CHARACTERISTICS OF THE SPRAY PRODUCED BY THE ATOMIZATION OF AN ANNULAR LIQUID SHEET ASSISTED BY AN INNER GAS JET

This article deals with the properties of the "Christmas tree" disintegration mode of an annular liquid sheet assisted by an inner gas jet. The geometric characteristics of the spray are investigated first, observing that the break-up length decreases when the gas to liquid momentum ratio and the gas swirl rise; the initial spray angle declines with growing ambient pressure and the half width at half maximum of the axial liquid flux rises with increasing swirl intensity, gas to liquid momentum ratio and decreasing ambient pressure. Subsequent analysis of the dispersed phase was conducted using a phase Doppler analyzer, observing that in the midfield, the Sauter Mean Diameter increases from the flow axis to the periphery of the spray.
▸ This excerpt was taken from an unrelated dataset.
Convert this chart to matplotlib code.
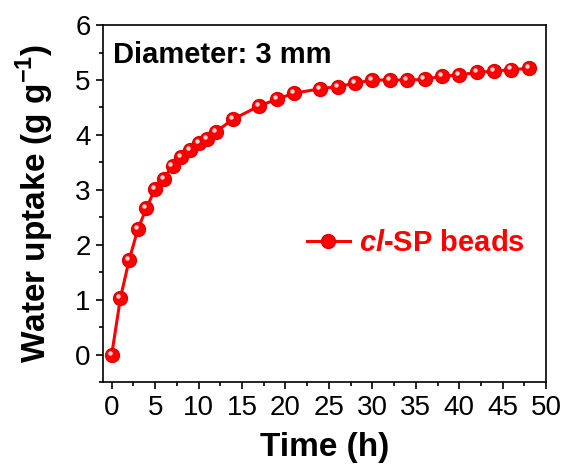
import matplotlib
matplotlib.use("Agg")
import matplotlib.pyplot as plt
import matplotlib.transforms as mtransforms
from matplotlib.ticker import MultipleLocator

plt.rcParams['font.family'] = ['Liberation Sans', 'DejaVu Sans']
plt.rcParams['mathtext.fontset'] = 'custom'
plt.rcParams['mathtext.rm'] = 'Liberation Sans'
plt.rcParams['mathtext.bf'] = 'Liberation Sans:bold'
plt.rcParams['mathtext.bfit'] = 'Liberation Sans:bold:italic'

# data
time_h = [0, 1, 2, 3, 4, 5, 6, 7, 8, 9, 10, 11, 12, 14, 17, 19, 21, 24, 26, 28,
          30, 32, 34, 36, 38, 40, 42, 44, 46, 48]
uptake = [0.0, 1.03, 1.72, 2.28, 2.67, 3.02, 3.20, 3.44, 3.60, 3.72, 3.86, 3.92,
          4.06, 4.29, 4.53, 4.65, 4.76, 4.84, 4.88, 4.94, 5.00, 5.00, 5.00, 5.01,
          5.07, 5.09, 5.14, 5.16, 5.19, 5.21]

fig = plt.figure(figsize=(5.66, 4.73), dpi=100)
ax = fig.add_axes([0.182, 0.192, 0.783, 0.755])

ax.plot(time_h, uptake, '-o', color='#ff0000', lw=2.2, ms=10, mec='#e00000',
        mew=1, label=r'$\mathbfit{cl}$-SP beads', zorder=3)
# little highlight on each bead
hl = mtransforms.offset_copy(ax.transData, fig=fig, x=-1.5, y=1.5, units='points')
ax.plot(time_h, uptake, 'o', color='#ffd8d8', ms=3.2, mew=0, transform=hl, zorder=4)

ax.set_xlim(-1, 50)
ax.set_ylim(-0.5, 6)
ax.xaxis.set_major_locator(MultipleLocator(5))
ax.xaxis.set_minor_locator(MultipleLocator(2.5))
ax.yaxis.set_major_locator(MultipleLocator(1))
ax.yaxis.set_minor_locator(MultipleLocator(0.5))
ax.tick_params(which='both', direction='out', top=False, right=False, width=1.2)
ax.tick_params(which='major', length=5, labelsize=20, pad=4)
ax.tick_params(which='minor', length=3)
for s in ax.spines.values():
    s.set_linewidth(1.2)

ax.set_xlabel('Time (h)', fontsize=24, fontweight='bold', labelpad=8)
ax.set_ylabel(r'Water uptake (g g$^{\mathbf{-1}}$)', fontsize=24, fontweight='bold', labelpad=14)

ax.text(0.022, 0.955, 'Diameter: 3 mm', transform=ax.transAxes, fontsize=21,
        fontweight='bold', va='top', ha='left')

leg = ax.legend(loc='center left', bbox_to_anchor=(0.40, 0.39), frameon=False,
                fontsize=21, handlelength=1.5, handletextpad=0.3)
for t in leg.get_texts():
    t.set_color('#ff0000')
    t.set_fontweight('bold')

fig.savefig('out.png', dpi=100)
It decreases as the swirl intensity and the gas to liquid momentum ratio rise and declines slightly with a decreasing ambient pressure. The mean radial and axial velocities of droplets and their fluctuations are also presented. As the spray develops, it displays a number of properties very similar to a single jet, such as the self-similarity length however other aspects are very different. For example, the axial velocity fluctuation is maximized on the flow centerline, due to the mechanism of the spray formation.